** Start of DATA SHOWN **
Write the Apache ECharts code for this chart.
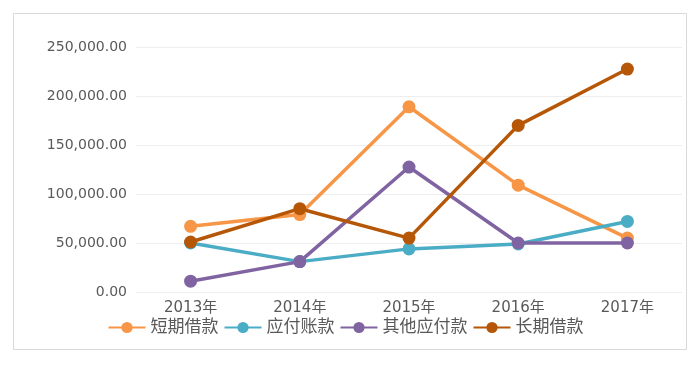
<!DOCTYPE html>
<html><head><meta charset="utf-8">
<script src="https://cdn.jsdelivr.net/npm/echarts@6/dist/echarts.min.js"></script>
<style>html,body{margin:0;padding:0;background:#fff}#c{width:691px;height:365px}</style>
</head><body><div id="c"></div>
<script>
const categories = ['2013年','2014年','2015年','2016年','2017年'];
const seriesNames = ['短期借款','应付账款','其他应付款','长期借款'];
const shortLoan = [67000, 79000, 189000, 109000, 55000];
const payables = [50000, 31000, 44000, 49000, 72000];
const otherPayables = [11000, 31000, 127500, 50000, 50000];
const longLoan = [51000, 85000, 55000, 170000, 227500];
const colors = ['#F79646','#4BACC6','#8064A2','#B65708'];
const values = [shortLoan, payables, otherPayables, longLoan];
const font = '"DejaVu Sans", "Noto Sans CJK SC", sans-serif';
const chart = echarts.init(document.getElementById('c'));
chart.setOption({
  animation: false,
  color: colors,
  graphic: [{type:'rect', shape:{x:13.5,y:13.5,width:673,height:336}, style:{fill:'none',stroke:'#d9d9d9',lineWidth:1}, silent:true}],
  grid: {left:136, right:9, top:47, bottom:73, containLabel:false},
  legend: {
    data: seriesNames, top: 314, left: 'center', itemGap: 5, itemWidth: 37, itemHeight: 14,
    textStyle: {color:'#595959', fontSize:17, fontFamily:font}
  },
  xAxis: {
    type:'category', data: categories, boundaryGap:true,
    axisLine:{show:false}, axisTick:{show:false},
    axisLabel:{color:'#595959', fontSize:15, fontFamily:font, margin:9}
  },
  yAxis: {
    type:'value', min:0, max:250000, interval:50000,
    axisLine:{show:false}, axisTick:{show:false},
    splitLine:{lineStyle:{color:'#eeeeee', width:1}},
    axisLabel:{color:'#595959', fontSize:14, fontFamily:font, margin:9,
      formatter: v => v.toLocaleString('en-US',{minimumFractionDigits:2, maximumFractionDigits:2})}
  },
  series: seriesNames.map((n,i)=>({
    name:n, type:'line', data: values[i], symbol:'circle', symbolSize:13,
    lineStyle:{width:3.5, color:colors[i]}, itemStyle:{color:colors[i]}
  }))
});
</script></body></html>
** End of DATA SHOWN **
BRIEF
Write out the listing above exactly as it stands, pictures excluded.

WRITTEN SOLUTION
Write the Apache ECharts code for this chart.
<!DOCTYPE html>
<html><head><meta charset="utf-8">
<script src="https://cdn.jsdelivr.net/npm/echarts@6/dist/echarts.min.js"></script>
<style>html,body{margin:0;padding:0;background:#fff}#c{width:691px;height:365px}</style>
</head><body><div id="c"></div>
<script>
const categories = ['2013年','2014年','2015年','2016年','2017年'];
const seriesNames = ['短期借款','应付账款','其他应付款','长期借款'];
const shortLoan = [67000, 79000, 189000, 109000, 55000];
const payables = [50000, 31000, 44000, 49000, 72000];
const otherPayables = [11000, 31000, 127500, 50000, 50000];
const longLoan = [51000, 85000, 55000, 170000, 227500];
const colors = ['#F79646','#4BACC6','#8064A2','#B65708'];
const values = [shortLoan, payables, otherPayables, longLoan];
const font = '"DejaVu Sans", "Noto Sans CJK SC", sans-serif';
const chart = echarts.init(document.getElementById('c'));
chart.setOption({
  animation: false,
  color: colors,
  graphic: [{type:'rect', shape:{x:13.5,y:13.5,width:673,height:336}, style:{fill:'none',stroke:'#d9d9d9',lineWidth:1}, silent:true}],
  grid: {left:136, right:9, top:47, bottom:73, containLabel:false},
  legend: {
    data: seriesNames, top: 314, left: 'center', itemGap: 5, itemWidth: 37, itemHeight: 14,
    textStyle: {color:'#595959', fontSize:17, fontFamily:font}
  },
  xAxis: {
    type:'category', data: categories, boundaryGap:true,
    axisLine:{show:false}, axisTick:{show:false},
    axisLabel:{color:'#595959', fontSize:15, fontFamily:font, margin:9}
  },
  yAxis: {
    type:'value', min:0, max:250000, interval:50000,
    axisLine:{show:false}, axisTick:{show:false},
    splitLine:{lineStyle:{color:'#eeeeee', width:1}},
    axisLabel:{color:'#595959', fontSize:14, fontFamily:font, margin:9,
      formatter: v => v.toLocaleString('en-US',{minimumFractionDigits:2, maximumFractionDigits:2})}
  },
  series: seriesNames.map((n,i)=>({
    name:n, type:'line', data: values[i], symbol:'circle', symbolSize:13,
    lineStyle:{width:3.5, color:colors[i]}, itemStyle:{color:colors[i]}
  }))
});
</script></body></html>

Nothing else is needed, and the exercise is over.